Las Vegas Lust by Dean Hudson aka Evan Hunter (Nightstand Books #1579, 1961)

Posted in crime noir, Lawrence Block, Nightstand Books, pulp fiction, Sheldon Lord, Vintage Sleaze Paperbacks with tags , , , , on December 12, 2011 by vintagesleazepaperbacks

This was the first of the twenty books that Evan Hunter did for William Hamling, and it is a nifty little gambling/crime book; in fact it reads, with it’s lack of the ususal sex scenes, like something Hunter may have written with Gold Medal or Dell or Avon in mind and could not sell, so he tacked on one detaled sex scene as the last chapter to make it fitting for Nightstand. That’s just a guess.

The protagonist is Mike McCloud, freshly sprung from the pen on a five year strecth for armed robbery. He grew up in a family of magicians and knows a lot of tricks. He hitch hikes to Vegas with nothing but the clothes on his back and $20 to his name. He walks into the Sunrise Hotel and heds to the craps table where, within hours, he turns twenty bucks into ten grand…he is using weighted dice palmed in his hand, a magician’s sleight of hand that not en the pit bosses know what he is doing. He then asks to see the owner, Frankie Harvard, and tells Harvard how he did a con to get the money, and asks for a job to catch hustlers. He gets the job.

The intricate details of gambling hustler tricks shows that Hunter knew some things here, reminding me of Lawrence Block’s/Shelon Lord’s The Sex Shuffle aka Lucky at Cards in certain ways that card game hustles were shown.

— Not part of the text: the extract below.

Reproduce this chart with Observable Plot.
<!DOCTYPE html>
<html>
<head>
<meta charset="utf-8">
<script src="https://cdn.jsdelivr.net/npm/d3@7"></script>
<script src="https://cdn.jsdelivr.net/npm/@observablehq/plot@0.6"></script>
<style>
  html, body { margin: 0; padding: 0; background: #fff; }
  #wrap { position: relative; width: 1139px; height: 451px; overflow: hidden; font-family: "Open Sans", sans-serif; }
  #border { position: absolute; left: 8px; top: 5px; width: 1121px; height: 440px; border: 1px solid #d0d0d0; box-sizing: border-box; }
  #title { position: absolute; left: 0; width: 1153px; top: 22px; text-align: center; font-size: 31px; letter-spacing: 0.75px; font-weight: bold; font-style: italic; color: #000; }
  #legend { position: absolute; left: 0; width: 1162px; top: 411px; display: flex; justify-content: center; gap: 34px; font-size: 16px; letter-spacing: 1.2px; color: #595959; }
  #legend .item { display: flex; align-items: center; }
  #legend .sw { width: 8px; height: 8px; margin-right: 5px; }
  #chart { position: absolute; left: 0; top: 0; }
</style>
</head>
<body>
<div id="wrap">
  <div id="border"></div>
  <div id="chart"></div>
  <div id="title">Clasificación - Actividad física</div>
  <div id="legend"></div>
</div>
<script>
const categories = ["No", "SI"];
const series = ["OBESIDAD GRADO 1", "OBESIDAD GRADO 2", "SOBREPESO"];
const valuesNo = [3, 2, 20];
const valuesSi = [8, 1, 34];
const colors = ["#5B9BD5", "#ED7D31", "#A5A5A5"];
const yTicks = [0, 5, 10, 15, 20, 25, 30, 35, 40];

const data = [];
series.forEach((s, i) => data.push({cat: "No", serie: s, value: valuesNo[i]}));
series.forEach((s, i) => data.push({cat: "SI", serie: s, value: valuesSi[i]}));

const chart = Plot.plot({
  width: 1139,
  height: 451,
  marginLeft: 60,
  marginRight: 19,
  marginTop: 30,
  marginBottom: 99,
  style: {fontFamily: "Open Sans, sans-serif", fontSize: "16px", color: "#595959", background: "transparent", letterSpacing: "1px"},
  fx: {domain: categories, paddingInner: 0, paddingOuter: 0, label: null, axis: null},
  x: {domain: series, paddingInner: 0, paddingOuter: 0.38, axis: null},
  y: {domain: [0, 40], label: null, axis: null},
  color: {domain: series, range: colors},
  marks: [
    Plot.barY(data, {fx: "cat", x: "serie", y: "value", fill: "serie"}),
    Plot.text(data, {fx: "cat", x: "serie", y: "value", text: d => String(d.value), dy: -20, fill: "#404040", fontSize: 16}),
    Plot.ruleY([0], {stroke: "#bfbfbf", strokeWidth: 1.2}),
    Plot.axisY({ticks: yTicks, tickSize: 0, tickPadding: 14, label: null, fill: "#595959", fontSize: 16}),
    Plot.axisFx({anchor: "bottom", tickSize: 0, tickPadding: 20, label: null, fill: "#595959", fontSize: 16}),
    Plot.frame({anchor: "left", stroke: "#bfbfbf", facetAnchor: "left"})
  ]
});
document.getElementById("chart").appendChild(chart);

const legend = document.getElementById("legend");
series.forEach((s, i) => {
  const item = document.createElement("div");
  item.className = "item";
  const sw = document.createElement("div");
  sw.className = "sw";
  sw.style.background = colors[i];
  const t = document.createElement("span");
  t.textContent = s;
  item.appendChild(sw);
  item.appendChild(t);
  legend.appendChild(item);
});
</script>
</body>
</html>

Lynn Munroe’s take on Las Vegas Lust should be noted:

McCloud is a laconic, flawed, tough gambling antihero, the kind of guy Paul Newman and Steve McQueen were playing in movies like The Hustler and The Cincinnati Kid. McCloud goes to work for the casinos, busting the con artists and grifters who breeze through the story. The sex scenes seem added on (they probably were), and one way you can tell Hudson’s heart isn’t in it is that all the different women are described in exactly the same words (every single one of them, we are told, has “long and dark” nipples). None of the “variety is the spice of life” smorgasbord of feminine types of the Clyde Allison books is at play here. Although the story eventually peters out into a thoroughly unbelievable ending with plot holes you could drive a fleet of trucks through, there is enough going on here to make us want to give Hudson another try. If, that is, you can believe a cutie Vegas lounge singer/gambling addict could be a virgin. Of course, our virile stud Mike McCloud will handle that at the climax.

True, the solution to McCloud’s big problem — the $53,000 gambling debt the virgin singer he is in love with racks up, a debt he takes on so she won’t have to become a hooker and fuck her way out of the jam — is a bit convoluted and strange, when with his skills he could easily do some tricky gambling and come up with the cash. The crazy solution is…well, unqiue.

The book is good enough for a revival, however; would make a fine Hard Case Crime title.